PresidentA a questão da flexão de gênero em palavras que denotam cargos de prestígio

Trabalho final para a disciplina de Morfologia do Português, Profa. Dra. Marilza de Oliveira. Danielle Takase Queiroz 8571711 Mitchell Tranjan 8608284 Raphaela Piorino 7700104

São Paulo 2015

Introdução Tendo como objeto de pesquisa a flexão de gênero da palavra “presidenta”, nós visamos no presente trabalho analisá-la social e gramaticalmente, problematizando diretamente o uso e a aceitação do termo através de dicionários, gramáticas e artigos jornalísticos, tomando como base preceitos da Sociolinguística Variacionista. No Brasil, o termo vem causando polêmica desde que a então eleita presidenta Dilma Rousseff reivindicou-o para si e a mídia assume diferentes posturas – por vezes admitindo-o (e às vezes utilizando-o pejorativamente); em outras rechaçando a escolha, acusando agramaticalidade. Do mesmo modo, não há consenso entre os próprios linguistas de que esta flexão seja legítima, já que a pouca produtividade da flexão de gênero no sufixo “-nte” no português também dificulta essa categorização. No entanto, há registros da palavra numa tradução do fim do século XIX, ocorre em jornais brasileiros desde o começo do século XX; ademais, a palavra está dicionarizada desde 1913 e há leis que legitimam a flexão de gênero em cargos públicos. Ou seja, a palavra já era utilizada, então, por que hoje há tanto esforço em condená-la publicamente como erro gramatical? Por que esses e outros nomes só são absorvidos na língua pejorativizados ou para denotar que a mulher é esposa de alguém com tal cargo de poder? O que está por trás disso? Nossa hipótese é de que a polêmica causada não é devido à agramaticalidade da palavra,

mas

demonstre

um

pensamento

patriarcal

conservador

instaurado

historicamente e que ainda persiste na sociedade vigente. A conquista de direitos civis para as mulheres é um fato absurdamente recente: direitos ao estudo, condições iguais no trabalho, direito ao voto e à participação política, etc. datam do fim do século XIX e meados do século XX (sendo que boa parte das mulheres ainda não pode usufruí-los plenamente). Consequentemente, as mulheres não ocupavam altos cargos, tanto na esfera pública quanto em empresas privadas, instituições religiosas, exército, etc. Então, inseriram-se em espaços que até o momento lhes era completamente hostil: a política, a academia, a administração, as forças armadas, etc. Isso acarreta mudanças, pois a questão da representatividade é a ocupação de espaços e o reconhecimento social. Não é só no Brasil que a discussão sobre a flexão de gênero em cargos de poder toma forma. Esses questionamentos também servirão de apoio para esta reflexão. Afinal, a reflexão sobre a língua não deixa grandes mudanças históricas passarem despercebidas.

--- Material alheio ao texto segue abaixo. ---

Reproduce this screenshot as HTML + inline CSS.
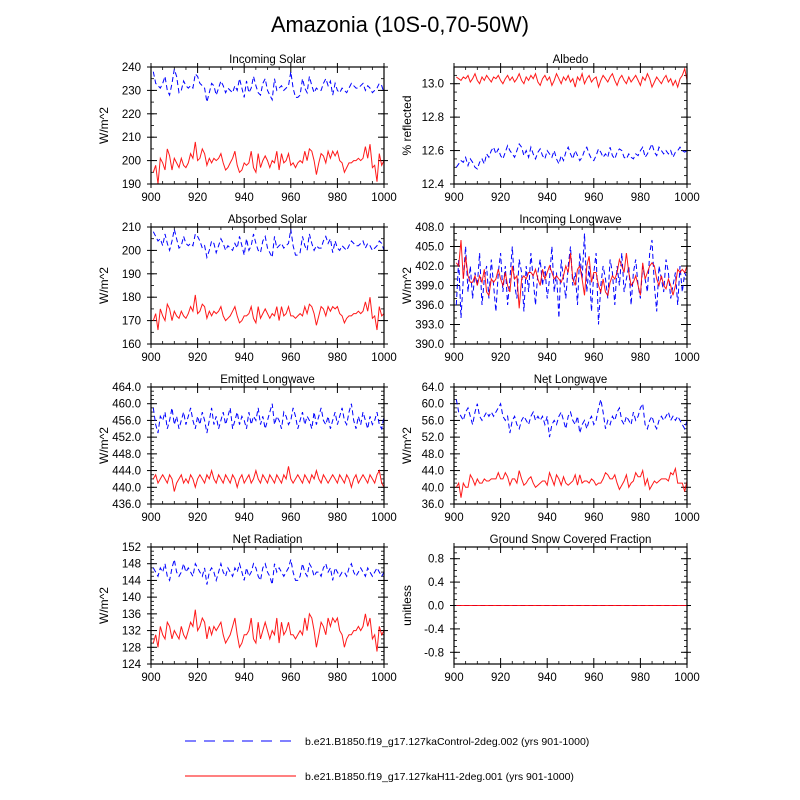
<!DOCTYPE html>
<html><head><meta charset="utf-8"><style>
body{margin:0;background:#fff}
svg{display:block;font-family:"Liberation Sans",sans-serif}
</style></head><body>
<svg id="chart" width="800" height="800" viewBox="0 0 800 800">
<rect width="800" height="800" fill="#fff"/>
<text x="400" y="32" font-size="21.8" text-anchor="middle">Amazonia (10S-0,70-50W)</text>
<g id="panels"></g>
<g>
<line x1="185" y1="741" x2="296" y2="741" stroke="#00f" stroke-width="1" stroke-dasharray="11,8"/>
<text x="305" y="745" font-size="10.5">b.e21.B1850.f19_g17.127kaControl-2deg.002 (yrs 901-1000)</text>
<line x1="185" y1="776" x2="296" y2="776" stroke="#f00" stroke-width="1"/>
<text x="305" y="780" font-size="10.5">b.e21.B1850.f19_g17.127kaH11-2deg.001 (yrs 901-1000)</text>
</g>
</svg>
<script>
const years0 = 901;
const xTicks = [900,920,940,960,980,1000];
const solarCtl = [238,233,232,231,233,236,230,228,233,239,236,229,230,234,232,231,232,231,237,236,233,232,231,225,229,233,232,228,231,234,232,229,231,230,229,232,230,235,231,227,234,229,231,236,232,229,228,233,235,230,228,226,235,230,231,232,230,231,232,238,231,227,227,228,235,231,229,236,232,229,231,230,230,233,235,232,234,228,233,230,229,231,230,229,231,233,232,231,231,232,233,230,232,231,229,230,231,233,232,229];
const solarH11 = [195,198,190,201,199,196,205,202,196,201,199,197,201,198,197,199,203,201,208,200,201,205,203,198,201,199,201,200,201,203,199,196,197,199,201,204,198,195,196,199,198,199,204,197,195,203,197,200,202,200,197,200,199,204,196,203,199,200,203,198,199,197,199,200,199,204,200,205,204,200,194,199,203,202,199,204,201,204,202,204,200,199,195,197,199,199,200,200,201,200,201,206,201,207,197,198,191,203,198,200];
const albCtl = [12.50,12.52,12.54,12.53,12.56,12.51,12.55,12.53,12.50,12.49,12.53,12.55,12.52,12.58,12.56,12.60,12.62,12.58,12.61,12.57,12.55,12.59,12.63,12.60,12.58,12.56,12.60,12.64,12.62,12.57,12.60,12.56,12.62,12.58,12.55,12.59,12.61,12.57,12.55,12.60,12.58,12.56,12.60,12.55,12.52,12.57,12.54,12.59,12.62,12.58,12.55,12.60,12.57,12.54,12.56,12.60,12.62,12.58,12.55,12.54,12.57,12.61,12.59,12.56,12.58,12.56,12.62,12.57,12.55,12.59,12.61,12.60,12.56,12.55,12.58,12.56,12.55,12.58,12.57,12.60,12.62,12.56,12.58,12.61,12.64,12.59,12.57,12.62,12.60,12.58,12.60,12.58,12.60,12.56,12.59,12.60,12.62,12.60,12.59,12.60];
const albH11 = [13.04,13.03,13.02,13.04,13.03,13.05,13.01,13.03,13.06,13.02,13.00,13.04,13.02,13.05,13.03,13.01,13.04,13.03,13.05,13.02,13.00,13.03,13.05,13.02,13.04,13.01,13.03,13.06,13.02,13.00,13.04,13.02,13.05,13.03,13.06,13.01,12.99,13.03,13.05,13.02,13.04,12.99,13.02,13.06,13.03,13.00,13.04,13.02,13.05,13.01,13.03,12.98,13.04,13.02,13.06,13.00,13.03,13.05,13.01,13.03,13.04,12.98,13.02,13.05,13.03,13.01,13.04,13.06,13.02,12.99,13.03,13.05,13.02,13.00,13.04,13.01,13.03,13.05,13.02,12.99,13.04,13.02,13.06,13.03,12.98,13.01,13.04,13.02,13.00,13.03,13.05,13.01,13.03,12.99,13.02,12.98,13.03,13.05,13.09,13.02];
const absCtl = [208,206,204,205,202,207,203,200,204,209,205,201,202,206,203,202,203,202,207,206,204,201,202,197,200,204,203,199,202,205,203,200,202,201,200,203,201,206,202,198,205,200,202,207,203,200,199,204,206,201,199,197,206,201,202,203,201,202,203,209,202,198,198,199,206,202,200,207,203,200,202,201,201,204,206,203,205,199,204,201,200,202,201,200,202,204,203,202,202,203,204,201,203,202,200,201,202,204,203,200];
const absH11 = [170,173,166,175,172,170,177,175,170,174,172,171,174,172,171,173,176,174,181,173,174,177,176,171,174,172,174,173,174,176,172,170,171,172,174,176,172,169,170,172,172,173,176,171,169,176,171,173,175,173,171,173,172,176,170,176,172,173,176,172,172,171,172,173,172,176,173,177,176,173,168,172,176,175,172,176,174,176,175,176,173,172,169,171,172,172,173,173,174,173,174,178,174,180,171,172,166,176,172,173];
const lwinCtl = [396,403,394,400,405,398,402,397,401,399,404,396,400,402,397,403,399,395,401,404,398,402,396,400,405,399,397,403,401,395,402,398,404,400,396,401,403,399,402,397,400,405,398,401,394,403,400,397,402,405,399,401,396,404,400,407,398,402,395,401,404,393,399,402,400,397,403,401,396,402,399,404,398,400,402,396,401,403,399,397,402,400,398,404,406,399,395,402,400,398,403,401,397,399,401,396,402,398,401,400];
const lwinH11 = [402.5,402,406,400,403.5,400.5,399.5,399.5,400.5,399,400.5,399.5,401.5,398,397.5,400,399.5,400,401.5,400,399,401,399,398,402,400,400.5,395.5,400,400.5,400,401,401,400.5,401.5,400,399,401.5,400,401,402,401,400,400.5,400,399.5,400.5,402,401,404,400,399,401.5,402,400,397.5,402,403.5,399.5,401,401,399,398,400,398,397.5,399.5,400.5,400,401,403,402,401,404,401,399,399.5,400.5,399,397.5,402.5,400,401,402,402.5,402,400,399,400.5,399,398.5,400,399,397.5,399,401.5,401,401.5,401,402];
const lwoutCtl = [459,455,453,457,456,458,454,456,459,455,457,454,456,458,455,457,459,456,454,457,455,458,456,453,456,459,455,457,454,456,458,455,457,459,454,456,458,455,457,456,454,458,455,457,456,459,455,457,454,456,458,460,455,457,456,454,458,457,455,456,459,457,454,456,458,455,457,456,454,458,455,457,459,456,455,457,454,456,458,455,457,459,456,455,458,460,456,454,457,455,458,456,454,457,455,456,458,455,454,457];
const lwoutH11 = [442,443,441,442,443,442,441,443,442,439,441,442,443,441,442,441,443,442,440,442,443,442,441,443,442,444,442,441,443,442,441,443,442,441,443,442,440,442,443,441,442,443,441,442,444,442,441,443,442,441,443,442,441,443,442,441,443,442,445,442,441,442,443,442,441,443,442,441,443,442,444,442,441,443,442,441,442,443,442,441,443,442,441,443,442,440,442,443,441,442,443,442,441,443,442,441,443,444,441,440];
const lwnetCtl = [61,58,57,56,58,59,57,55,58,60,57,56,57,58,57,58,57,58,59,60,57,56,57,53,56,57,55,54,56,57,56,55,57,58,56,57,56,57,55,57,52,55,56,55,57,58,56,54,57,58,56,55,57,53,55,56,54,56,57,55,56,59,61,58,54,56,55,57,56,58,59,56,55,57,56,55,58,56,57,59,60,55,54,56,57,55,54,56,57,56,57,58,56,57,56,57,56,55,54,56];
const lwnetH11 = [40,41,37.5,41,40,40,43,42,40.5,42,41,41,42,41.5,41.5,42,42,42,43.5,42,42,43.5,42.5,40.5,42,42,41,44,42,40.5,41,42,42.5,41,40,40.5,41,41.5,41.5,40.5,43.5,42,40.5,43,42,40.5,42.5,41,40.5,41,41.5,43,40.5,43,41,41.5,41.5,41,42,41.5,40.5,41,41,42,43.5,43,42,42,43,41,39.5,40.5,41.5,43,40,41,41.5,43.5,42.5,42.5,44,40.5,42,39.5,40.5,41.5,41,41.5,42,42,42,41.5,43.5,43,44.5,41,41,41,39,41.5];
const netCtl = [147,146,145,147,146,148,145,144,147,149,146,145,146,148,146,147,146,145,148,147,146,145,147,143,146,147,146,144,146,148,146,145,147,146,145,147,146,148,146,144,147,145,146,148,147,145,144,147,148,146,145,143,148,146,147,146,145,146,147,149,146,144,144,145,148,146,145,148,147,145,146,146,145,147,148,146,147,144,147,146,145,146,146,145,147,148,146,145,146,147,146,145,147,146,145,146,147,146,145,146];
const netH11 = [129,131,128,133,131,130,134,133,130,132,131,130,133,131,130,132,134,133,137,132,133,135,134,130,133,131,133,132,133,134,131,129,130,131,133,135,131,128,129,131,131,132,135,130,129,134,130,132,134,132,130,132,131,135,129,134,131,132,134,131,131,130,131,132,131,135,132,136,135,132,128,131,134,133,131,135,133,135,134,135,132,131,128,130,131,131,132,132,133,132,133,136,133,135,130,131,127,133,131,132];
const snowCtl = [0,0,0,0,0,0,0,0,0,0,0,0,0,0,0,0,0,0,0,0,0,0,0,0,0,0,0,0,0,0,0,0,0,0,0,0,0,0,0,0,0,0,0,0,0,0,0,0,0,0,0,0,0,0,0,0,0,0,0,0,0,0,0,0,0,0,0,0,0,0,0,0,0,0,0,0,0,0,0,0,0,0,0,0,0,0,0,0,0,0,0,0,0,0,0,0,0,0,0,0];
const snowH11 = [0,0,0,0,0,0,0,0,0,0,0,0,0,0,0,0,0,0,0,0,0,0,0,0,0,0,0,0,0,0,0,0,0,0,0,0,0,0,0,0,0,0,0,0,0,0,0,0,0,0,0,0,0,0,0,0,0,0,0,0,0,0,0,0,0,0,0,0,0,0,0,0,0,0,0,0,0,0,0,0,0,0,0,0,0,0,0,0,0,0,0,0,0,0,0,0,0,0,0,0];
const solarTicks = [190,200,210,220,230,240];
const albTicks = [12.4,12.6,12.8,13.0];
const absTicks = [160,170,180,190,200,210];
const lwinTicks = [390,393,396,399,402,405,408];
const lwoutTicks = [436,440,444,448,452,456,460,464];
const lwnetTicks = [36,40,44,48,52,56,60,64];
const netTicks = [124,128,132,136,140,144,148,152];
const snowTicks = [-0.8,-0.4,0,0.4,0.8];

const NS='http://www.w3.org/2000/svg';
const root=document.getElementById('panels');
function mk(tag,attrs,parent){const e=document.createElementNS(NS,tag);for(const k in attrs)e.setAttribute(k,attrs[k]);(parent||root).appendChild(e);return e;}

const panels=[
 {id:'incoming-solar',title:'Incoming Solar',ylab:'W/m^2',x:151,y:67,ymin:190,ymax:240,ticks:solarTicks,dec:0,minor:5,c:solarCtl,h:solarH11},
 {id:'albedo',title:'Albedo',ylab:'% reflected',x:454,y:67,ymin:12.4,ymax:13.1,ticks:albTicks,dec:1,minor:0.05,c:albCtl,h:albH11},
 {id:'absorbed-solar',title:'Absorbed Solar',ylab:'W/m^2',x:151,y:227,ymin:160,ymax:210,ticks:absTicks,dec:0,minor:5,c:absCtl,h:absH11},
 {id:'incoming-longwave',title:'Incoming Longwave',ylab:'W/m^2',x:454,y:227,ymin:390,ymax:408,ticks:lwinTicks,dec:1,minor:1,c:lwinCtl,h:lwinH11},
 {id:'emitted-longwave',title:'Emitted Longwave',ylab:'W/m^2',x:151,y:387,ymin:436,ymax:464,ticks:lwoutTicks,dec:1,minor:1,c:lwoutCtl,h:lwoutH11},
 {id:'net-longwave',title:'Net Longwave',ylab:'W/m^2',x:454,y:387,ymin:36,ymax:64,ticks:lwnetTicks,dec:1,minor:1,c:lwnetCtl,h:lwnetH11},
 {id:'net-radiation',title:'Net Radiation',ylab:'W/m^2',x:151,y:547,ymin:124,ymax:152,ticks:netTicks,dec:0,minor:1,c:netCtl,h:netH11},
 {id:'snow-fraction',title:'Ground Snow Covered Fraction',ylab:'unitless',x:454,y:547,ymin:-1,ymax:1,ticks:snowTicks,dec:1,minor:0.1,c:snowCtl,h:snowH11}
];
const W=233,H=117;
panels.forEach(p=>{
 const g=mk('g',{});
 
 
 const sx=v=>p.x+(v-900)/100*W;
 const sy=v=>p.y+H-(v-p.ymin)/(p.ymax-p.ymin)*H;
 const t=mk('text',{x:p.x+W/2,y:p.y-4,'font-size':11.5,'text-anchor':'middle'},g);
 t.textContent=p.title;
 
 
 const yl=mk('text',{x:0,y:0,'font-size':12,'text-anchor':'middle',transform:`translate(${p.x-43},${p.y+H/2}) rotate(-90)`},g);
 yl.textContent=p.ylab;
 
 
 for(let v=905;v<1000;v+=5){ if(v%20===0)continue;
  mk('line',{x1:sx(v),x2:sx(v),y1:p.y+H,y2:p.y+H-3,stroke:'#000','stroke-width':0.8},g);
  mk('line',{x1:sx(v),x2:sx(v),y1:p.y,y2:p.y+3,stroke:'#000','stroke-width':0.8},g);}
 xTicks.forEach(v=>{
  mk('line',{x1:sx(v),x2:sx(v),y1:p.y+H+4,y2:p.y+H-6,stroke:'#000','stroke-width':1},g);
  mk('line',{x1:sx(v),x2:sx(v),y1:p.y-4,y2:p.y+6,stroke:'#000','stroke-width':1},g);
  const l=mk('text',{x:sx(v),y:p.y+H+17,'font-size':11.5,'text-anchor':'middle'},g);
  l.textContent=v;
  
  
 });
 for(let v=p.ymin;v<=p.ymax+1e-9;v+=p.minor){
  mk('line',{x1:p.x,x2:p.x+3,y1:sy(v),y2:sy(v),stroke:'#000','stroke-width':0.8},g);
  mk('line',{x1:p.x+W,x2:p.x+W-3,y1:sy(v),y2:sy(v),stroke:'#000','stroke-width':0.8},g);}
 p.ticks.forEach(v=>{
  mk('line',{x1:p.x-4,x2:p.x+6,y1:sy(v),y2:sy(v),stroke:'#000','stroke-width':1},g);
  mk('line',{x1:p.x+W+4,x2:p.x+W-6,y1:sy(v),y2:sy(v),stroke:'#000','stroke-width':1},g);
  const l=mk('text',{x:p.x-10,y:sy(v)+4,'font-size':11.5,'text-anchor':'end'},g);
  l.textContent=v.toFixed(p.dec);
  
  
 });
 const path=arr=>arr.map((v,i)=>(i?'L':'M')+sx(years0+i).toFixed(1)+','+sy(v).toFixed(1)).join('');
 const lc=mk('path',{d:path(p.c),fill:'none',stroke:'#00f','stroke-width':1,'stroke-dasharray':'5,3'},g);
 
 
 const lh=mk('path',{d:path(p.h),fill:'none',stroke:'#f00','stroke-width':1,'stroke-opacity':0.9},g);
 
 
 mk('rect',{x:p.x,y:p.y,width:W,height:H,fill:'none',stroke:'#000','stroke-width':1.2},g);
});
</script>
</body></html>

PresidentA: a questão da flexão de gênero em palavras que denotam cargos de prestígio A escolha da palavra presidenta como grande paradigma dessa pesquisa deve-se à polêmica que seu uso originou em meados de 2010 quando a então Presidente da República, Dilma Rousseff, nomeou-se “presidenta”, e não mais “presidente”, através das mídias sociais (com destaque para pronunciamentos e documentos oficiais). O burburinho foi geral e dividiu opiniões. De um lado, havia aqueles que reclamavam uma suposta agramaticalidade da palavra e apontavam-na como um equívoco ou exagero, de outro havia aqueles que defendiam seu uso como legítimo e necessário. A palavra é dicionarizada em 1913, no dicionário de Cândido de Figueiredo 1

(1913) , como um neologismo, incorporando o termo utilizado por Castilho, em 1872, na tradução da peça Les Femmes Savantes, de Molière. Naquele contexto, utilizado pejorativamente, como “mulher que sabe demais, que quer mandar”: presidenta f. Neol. Mulher, que preside. Mulher de um presidente. Cf. Castilho, Sabichonas, 128. (Fem. de presidente) presidente m. e adj. O que preside. Aquelle que dirige os trabalhos de uma assembleia ou de uma corporação deliberativa. Título moderno do chefe de república. (Lat.praesidens)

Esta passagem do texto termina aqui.